A cross-sectional study of 259 patients with T1DM (men/women = 90/169; mean age, 50.7 years) who visited our hospital for more than 1 year between October 2010 and April 2011 was conducted. Participants completed a questionnaire about their smoking habits. Patient characteristics included gender, age, body mass index, blood pressure, hemoglobin A1c, lipid parameters, and microangiopathy.
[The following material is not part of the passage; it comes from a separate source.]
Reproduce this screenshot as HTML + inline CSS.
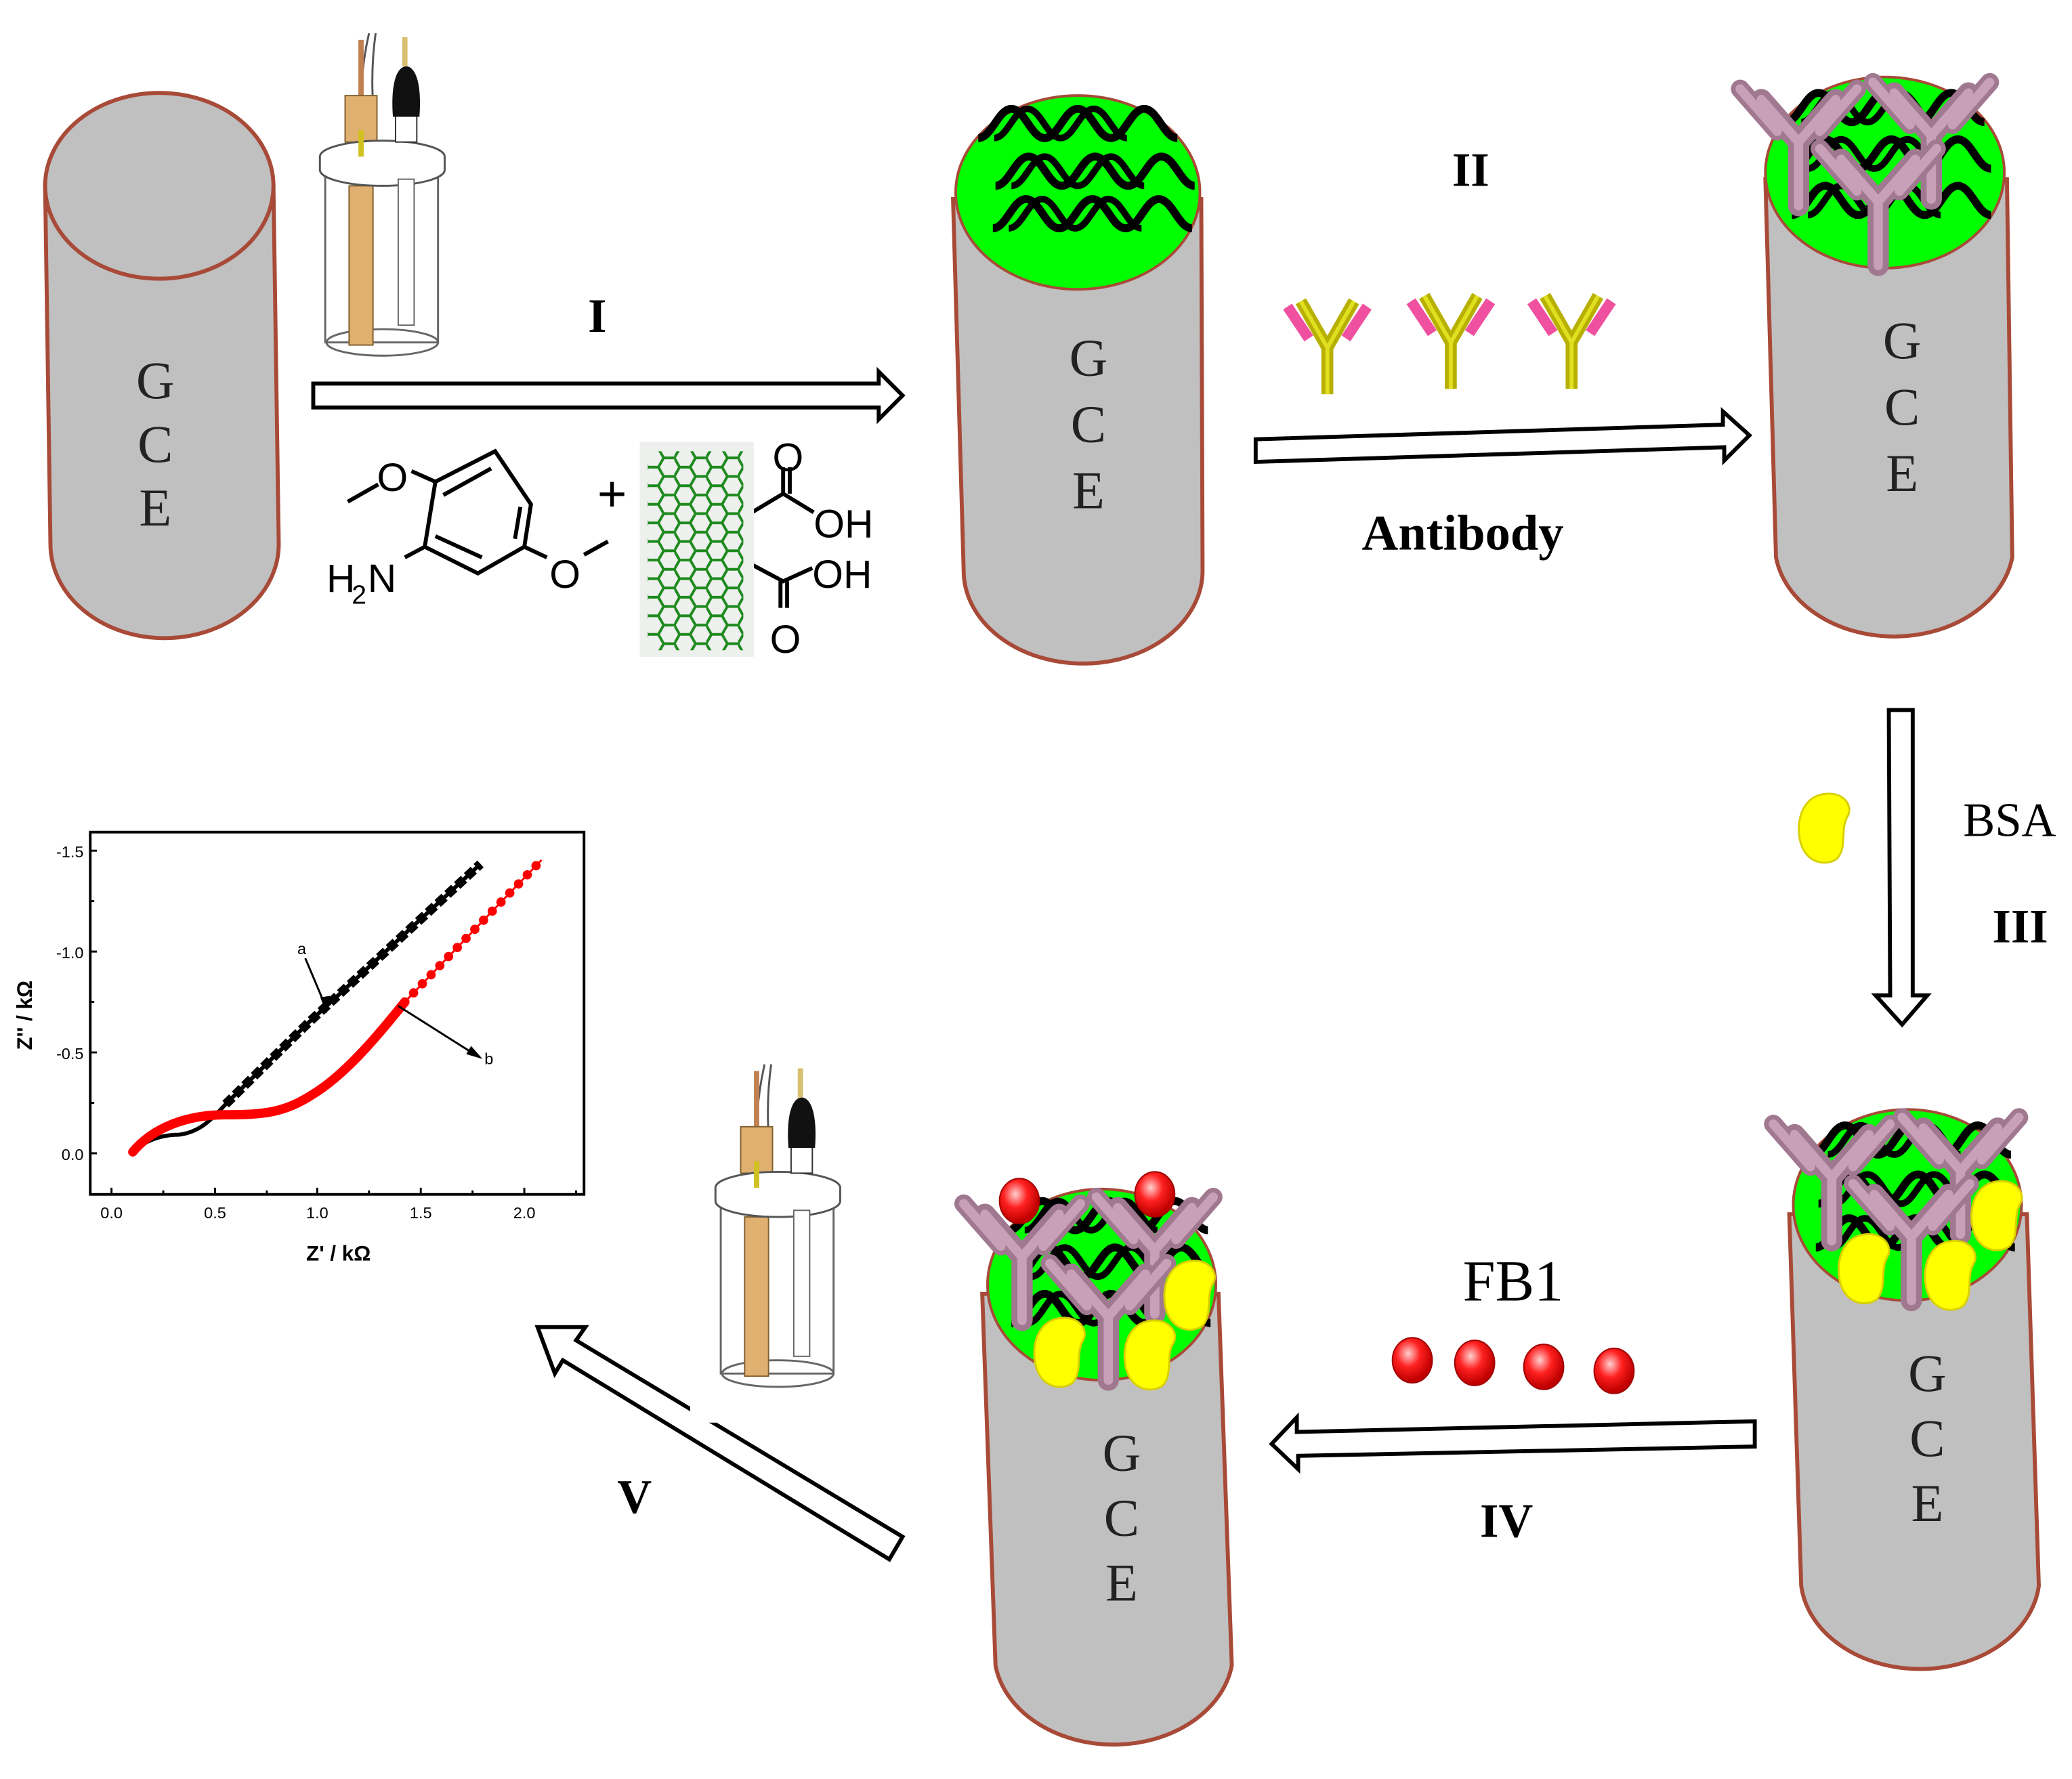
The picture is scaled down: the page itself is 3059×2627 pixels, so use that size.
<!DOCTYPE html>
<html><head><meta charset="utf-8"><style>html,body{margin:0;padding:0;background:#fff}svg{display:block}</style></head><body>
<svg width="3059" height="2627" viewBox="0 0 1561 1340.5" xmlns="http://www.w3.org/2000/svg" font-family="Liberation Serif, serif">
<defs>
<pattern id="hex" width="24" height="14" patternUnits="userSpaceOnUse" x="484" y="338">
<path d="M0,7 L4,0 L12,0 L16,7 L12,14 L4,14 Z M16,7 L24,7" fill="none" stroke="#1d8a1d" stroke-width="2"/>
</pattern>
<g id="dnarow">
<path d="M0,22 C10,22 15,0 25,0 C35,0 40,22 50,22 C60,22 65,0 75,0 C85,0 90,22 100,22 C110,22 115,0 125,0 C135,0 140,22 150,22" fill="none" stroke="#000" stroke-width="6"/>
<path d="M12,22 C22,22 27,0 37,0 C47,0 52,22 62,22 C72,22 77,0 87,0 C97,0 102,22 112,22" fill="none" stroke="#000" stroke-width="5"/>
</g>
<g id="ab" stroke-linecap="round">
<path d="M0,0 L0,-48 M0,-48 L-28,-80 M0,-48 L28,-80" stroke="#a07890" stroke-width="16" fill="none"/>
<path d="M-16,-56 L-44,-88 M16,-56 L44,-88" stroke="#a07890" stroke-width="14" fill="none"/>
<path d="M0,0 L0,-48 M0,-48 L-28,-80 M0,-48 L28,-80 M-16,-56 L-44,-88 M16,-56 L44,-88" stroke="#c8a0b8" stroke-width="7" fill="none"/>
</g>
<g id="yab">
<path d="M0,0 L0,-35 L-20,-70 M0,-35 L20,-70" stroke="#b8b000" stroke-width="9" fill="none"/>
<path d="M0,0 L0,-35 L-20,-70 M0,-35 L20,-70" stroke="#e0e020" stroke-width="3" fill="none"/>
<path d="M-14,-42 L-30,-66 M14,-42 L30,-66" stroke="#f050a0" stroke-width="8" fill="none"/>
</g>
<g id="bsa"><path d="M0,-25 C-20,-25 -25,-5 -22,10 C-18,28 -2,30 6,24 C14,15 8,2 14,-8 C18,-15 12,-25 0,-25 Z" fill="#ffff00" stroke="#d8d000" stroke-width="1.5"/></g>
<radialGradient id="rb" cx="0.4" cy="0.35" r="0.6"><stop offset="0" stop-color="#ffd0d0"/><stop offset="0.5" stop-color="#ff2020"/><stop offset="1" stop-color="#c00000"/></radialGradient>
<g id="fb"><ellipse cx="0" cy="0" rx="15" ry="17" fill="url(#rb)" stroke="#a00000" stroke-width="1"/></g>
<g id="cell">
<rect x="245" y="118" width="85" height="140" fill="none" stroke="#666" stroke-width="1.5"/>
<ellipse cx="288" cy="258" rx="42" ry="10" fill="none" stroke="#666" stroke-width="1.5"/>
<path d="M278,25 Q270,60 272,100 M283,25 Q278,60 283,100" fill="none" stroke="#555" stroke-width="1.5"/>
<rect x="263" y="140" width="18" height="120" fill="#e0b070" stroke="#806030"/>
<rect x="270" y="30" width="4" height="45" fill="#c08050"/>
<rect x="260" y="72" width="24" height="35" fill="#e0b070" stroke="#806030"/>
<ellipse cx="288" cy="118" rx="47" ry="12" fill="#fff" stroke="#555" stroke-width="1.5"/>
<path d="M241,118 L241,128 A47,12 0 0 0 335,128 L335,118" fill="#fff" stroke="#555" stroke-width="1.5"/>
<rect x="298" y="85" width="16" height="22" fill="#fff" stroke="#333"/>
<path d="M296,88 C294,60 300,50 306,50 C312,50 318,60 316,88 Z" fill="#111"/>
<rect x="303" y="28" width="4" height="22" fill="#d8c070"/>
<rect x="300" y="135" width="12" height="110" fill="#fff" stroke="#666"/>
<rect x="270" y="98" width="4" height="20" fill="#d0c020"/>
</g>
</defs>
<rect width="1561" height="1341" fill="#fff"/>

<!-- cylinder 1 -->
<path d="M34,140 L38,410 A85,70 0 0 0 210,410 L206,140 Z" fill="#c0c0c0" stroke="#a84a38" stroke-width="3"/>
<ellipse cx="120" cy="140" rx="86" ry="70" fill="#c0c0c0" stroke="#a84a38" stroke-width="3"/>
<g font-size="40" fill="#222" text-anchor="middle"><text x="117" y="300">G</text><text x="117" y="348">C</text><text x="117" y="396">E</text></g>

<!-- cylinder 2 -->
<path d="M718,150 L726,430 A90,70 0 0 0 906,430 L905,150 Z" fill="#c0c0c0" stroke="#a84a38" stroke-width="3"/>
<ellipse cx="812" cy="145" rx="92" ry="73" fill="#00ff00" stroke="#a84a38" stroke-width="2"/>
<use href="#dnarow" x="737" y="82"/><use href="#dnarow" x="750" y="118"/><use href="#dnarow" x="748" y="150"/>
<g font-size="40" fill="#222" text-anchor="middle"><text x="820" y="283">G</text><text x="820" y="333">C</text><text x="820" y="383">E</text></g>

<!-- cylinder 3 -->
<path d="M1330,135 L1338,420 A90,70 0 0 0 1516,420 L1512,135 Z" fill="#c0c0c0" stroke="#a84a38" stroke-width="3"/>
<ellipse cx="1420" cy="130" rx="90" ry="72" fill="#00ff00" stroke="#a84a38" stroke-width="2"/>
<use href="#dnarow" x="1345" y="70"/><use href="#dnarow" x="1350" y="105"/><use href="#dnarow" x="1350" y="140"/>
<use href="#ab" x="1355" y="155"/><use href="#ab" x="1455" y="150"/><use href="#ab" x="1415" y="200"/>
<g font-size="40" fill="#222" text-anchor="middle"><text x="1433" y="270">G</text><text x="1433" y="320">C</text><text x="1433" y="370">E</text></g>

<!-- cylinder 4 -->
<path d="M1348,915 L1357,1195 A90,70 0 0 0 1536,1195 L1527,915 Z" fill="#c0c0c0" stroke="#a84a38" stroke-width="3"/>
<ellipse cx="1437" cy="908" rx="86" ry="72" fill="#00ff00" stroke="#a84a38" stroke-width="2"/>
<use href="#dnarow" x="1365" y="848"/><use href="#dnarow" x="1370" y="885"/><use href="#dnarow" x="1368" y="918"/>
<use href="#ab" x="1380" y="935"/><use href="#ab" x="1477" y="930"/><use href="#ab" x="1440" y="980"/>
<use href="#bsa" x="1508" y="915"/><use href="#bsa" x="1408" y="955"/><use href="#bsa" x="1473" y="960"/>
<g font-size="40" fill="#222" text-anchor="middle"><text x="1452" y="1048">G</text><text x="1452" y="1097">C</text><text x="1452" y="1146">E</text></g>

<!-- cylinder 5 -->
<path d="M740,975 L750,1255 A90,70 0 0 0 928,1255 L918,975 Z" fill="#c0c0c0" stroke="#a84a38" stroke-width="3"/>
<ellipse cx="830" cy="968" rx="86" ry="72" fill="#00ff00" stroke="#a84a38" stroke-width="2"/>
<use href="#dnarow" x="760" y="905"/><use href="#dnarow" x="765" y="940"/><use href="#dnarow" x="762" y="975"/>
<use href="#ab" x="770" y="995"/><use href="#ab" x="870" y="990"/><use href="#ab" x="835" y="1040"/>
<use href="#bsa" x="900" y="975"/><use href="#bsa" x="802" y="1018"/><use href="#bsa" x="870" y="1020"/>
<use href="#fb" x="768" y="905"/><use href="#fb" x="870" y="900"/>
<g font-size="40" fill="#222" text-anchor="middle"><text x="845" y="1108">G</text><text x="845" y="1157">C</text><text x="845" y="1206">E</text></g>

<!-- arrows -->
<path d="M236,289 L662,289 L662,280 L680,298 L662,316 L662,307 L236,307 Z" fill="#fff" stroke="#000" stroke-width="3"/>
<path d="M946,331 L1298,320 L1298,310 L1318,328 L1299,347 L1299,337 L946,348 Z" fill="#fff" stroke="#000" stroke-width="3"/>
<path d="M1423,535 L1441,535 L1441,750 L1452,750 L1433,772 L1413,750 L1424,750 Z" fill="#fff" stroke="#000" stroke-width="3"/>
<path d="M1322,1071 L1322,1090 L978,1097 L978,1107 L958,1088 L977,1068 L977,1079 Z" fill="#fff" stroke="#000" stroke-width="3"/>
<path d="M680,1158 L670,1175 L424,1025 L418,1035 L405,1000 L441,1000 L434,1010 Z" fill="#fff" stroke="#000" stroke-width="3"/>
<rect x="520" y="1050" width="20" height="22" fill="#fff"/>

<!-- labels -->
<g font-weight="bold" fill="#000" text-anchor="middle">
<text x="450" y="250" font-size="36">I</text>
<text x="1108" y="140" font-size="36">II</text>
<text x="1102" y="414" font-size="38">Antibody</text>
<text x="1522" y="710" font-size="36">III</text>
<text x="1135" y="1158" font-size="36">IV</text>
<text x="478" y="1140" font-size="36">V</text>
</g>
<text x="1514" y="630" font-size="36" text-anchor="middle">BSA</text>
<text x="1140" y="980" font-size="44" text-anchor="middle">FB1</text>

<!-- small antibodies, BSA, FB1 -->
<use href="#yab" x="1000" y="297"/><use href="#yab" x="1093" y="293"/><use href="#yab" x="1184" y="293"/>
<use href="#bsa" x="1378" y="623"/>
<use href="#fb" x="1064" y="1025"/><use href="#fb" x="1111" y="1027"/><use href="#fb" x="1163" y="1030"/><use href="#fb" x="1216" y="1033"/>

<!-- cells -->
<use href="#cell"/>
<use href="#cell" transform="translate(298,777)"/>

<!-- chemistry -->
<g stroke="#000" stroke-width="3" fill="none">
<path d="M328,363 L373,340 L400,380 L395,412 L360,432 L320,412 L328,363"/>
<path d="M334,373 L370,353 M392,382 L388,406 M363,420 L328,404"/>
<path d="M328,363 L310,355 M262,378 L285,365 M320,412 L305,420 M395,412 L412,420 M440,418 L458,408"/>
<path d="M560,390 L590,372 L613,386 M590,372 L590,352 M595,372 L595,352 M560,422 L590,438 L612,428 M588,438 L588,458 M593,438 L593,458"/>
</g>
<g font-family="Liberation Sans, sans-serif" font-size="30" fill="#000">
<text x="284" y="370">O</text><text x="414" y="443">O</text>
<text x="246" y="446">H</text><text x="265" y="455" font-size="20">2</text><text x="277" y="446">N</text>
<text x="450" y="385" font-size="38">+</text>
<text x="582" y="355">O</text><text x="613" y="405">OH</text><text x="612" y="443">OH</text><text x="580" y="492">O</text>
</g>
<rect x="482" y="333" width="86" height="162" fill="#eef0ee"/>
<rect x="488" y="340" width="72" height="150" fill="url(#hex)"/>

<!-- plot -->
<rect x="68" y="627" width="372" height="273" fill="#fff" stroke="#000" stroke-width="2"/>
<g stroke="#000" stroke-width="1.5">
<path d="M68,641 h5 M68,717 h5 M68,793 h5 M68,869 h5 M68,679 h3 M68,755 h3 M68,831 h3"/>
<path d="M84,900 v-5 M162,900 v-5 M239,900 v-5 M317,900 v-5 M395,900 v-5 M123,900 v-3 M201,900 v-3 M278,900 v-3 M356,900 v-3 M434,900 v-3"/>
</g>
<g font-family="Liberation Sans, sans-serif" font-size="12" fill="#000">
<g text-anchor="end"><text x="63" y="646">-1.5</text><text x="63" y="722">-1.0</text><text x="63" y="798">-0.5</text><text x="63" y="874">0.0</text></g>
<g text-anchor="middle"><text x="84" y="918">0.0</text><text x="162" y="918">0.5</text><text x="239" y="918">1.0</text><text x="317" y="918">1.5</text><text x="395" y="918">2.0</text></g>
<text x="255" y="950" text-anchor="middle" font-weight="bold" font-size="16">Z' / kΩ</text>
<text transform="translate(24,765) rotate(-90)" text-anchor="middle" font-weight="bold" font-size="16">Z'' / kΩ</text>
<text x="224" y="719">a</text><text x="365" y="802">b</text>
</g>
<path d="M98,868 C110,860 120,855 135,855 C150,853 158,845 170,832 L232,771 L362,651" fill="none" stroke="#000" stroke-width="3"/>
<path d="M170,832 L232,771 L362,651" fill="none" stroke="#000" stroke-width="7" stroke-dasharray="7 3"/>
<path d="M100,868 C115,850 140,840 170,840 C200,840 215,838 235,825 C260,810 285,780 305,755" fill="none" stroke="#ff0000" stroke-width="7" stroke-linecap="round"/>
<path d="M305,755 L408,648" fill="none" stroke="#ff0000" stroke-width="7" stroke-dasharray="0 9.5" stroke-linecap="round"/>
<path d="M305,755 L408,648" fill="none" stroke="#ff0000" stroke-width="1.5"/>
<path d="M230,722 L246,760 M300,758 L360,796" stroke="#000" stroke-width="1.5"/>
<path d="M242,752 L246,762 L248,751 Z M352,794 L362,797 L355,789 Z" fill="#000" stroke="#000"/>
</svg>
</body></html>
Diabetic nephropathy (DN) was categorized as normoalbuminuria (NA), microalbuminuria (MA), or overt albuminuria (OA) on the basis of the following urinary albumin/creatinine ratio (ACR) levels: NA, ACR levels less than 30 mg/g creatinine (Cr); MA, ACR levels between 30 and 299 mg/g Cr; and OA, ACR levels over 300 mg/g Cr.

The percentages of current nonsmokers and current smokers with T1DM were 73.0% (n = 189) and 27.0% (n = 70), respectively. In addition, the percentage of males was higher than that of females (52.2% versus 13.6%) in the current smoking population. The percentage of DN was 61.8% (n = 160) in patients with NA, 21.6% (n = 56) in patients with MA, and 16.6% (n = 43) in patients with OA. The percentage of males among OA patients was also higher than that of females (24.4% versus 12.4%). However, current smoking status was associated with OA in females with T1DM only [unadjusted odds ratio (OR), 4.13; 95% confidence interval (CI), 1.45–11.73, P < 0.01; multivariate-adjusted OR, 5.41; 95% CI, 1.69–17.30, P < 0.01].

Based on our results in this cross-sectional study of Asian patients with T1DM, smoking might be a risk factor for OA among female patients. Further research is needed of these gender-specific results.